Whilst a Will is something everybody should make, making a Will requires some crystal ball gazing and decisions based on various unknown matters i.e. decisions on what’s to be done at an unknown future time (time of death) with unknown assets (what you may have now may be very different to what you have on death) for the benefit of beneficiaries whose circumstances at the relevant time are unknown.
Wills should be regularly reviewed and can be amended at any time by codicil or a new Will made to reflect changing circumstances but a discretionary Will can go a long way to avoiding the need to make amendments or a new Will and the crystal ball gazing mentioned above.

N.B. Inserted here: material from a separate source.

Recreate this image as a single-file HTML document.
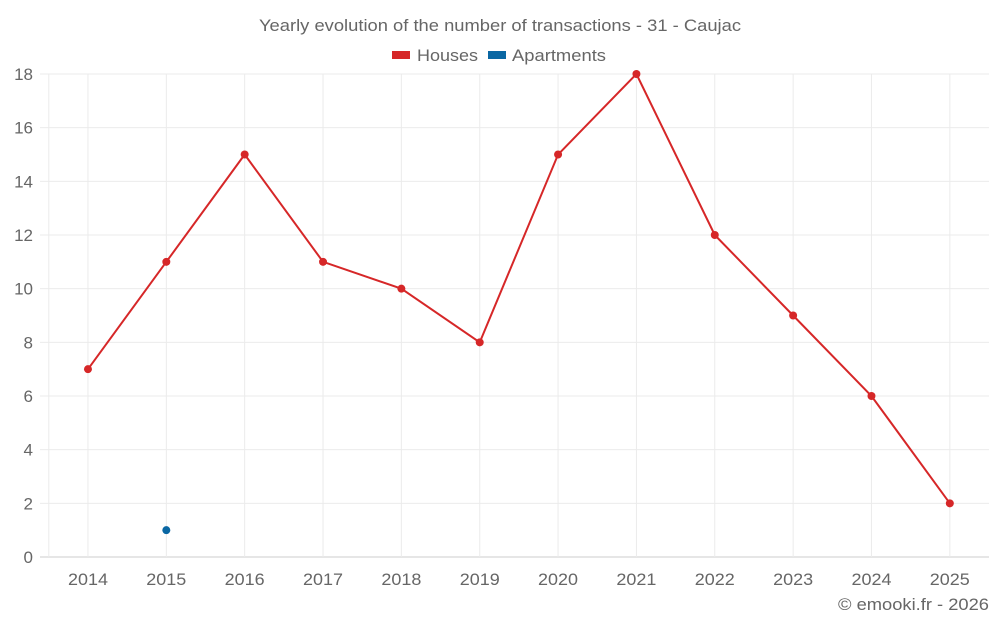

With that in mind, the above headline in a Sunday newspaper caught my eye. It related to a question from a reader who’s son was about to be declared bankrupt and who was concerned at the possibility of the son’s inheritance being taken by his creditors. The answer was to make a discretionary Will of which the son would be a beneficiary but would not be entitled to anything as of right i.e. it would be for the trustees to decide at their discretion how and when the son might benefit and it would be strange if trustees exercised their discretion in his favour if that meant the benefit being taken by the son’s creditors. Instead, the trustees might consider benefits for the son’s wife and/or children.

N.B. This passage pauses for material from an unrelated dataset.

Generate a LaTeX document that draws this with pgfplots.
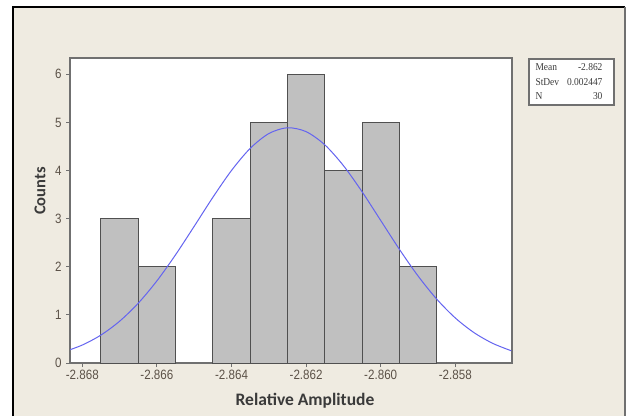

As well as minimising the risk of inheritances being taken by a beneficiary’s creditors etc and the intended benefit being lost, a discretionary Will also has the advantage of not needing to be amended to reflect changing family etc circumstances. Instead, the testator can simply amend from to time the letter of wishes provided to the trustees to help them when it comes to them exercising their discretion.
So, unless you are confident about your powers of predicting the future, consideration should be given to whether a discretionary Will is appropriate to your circumstances as part of your overall tax and financial planning.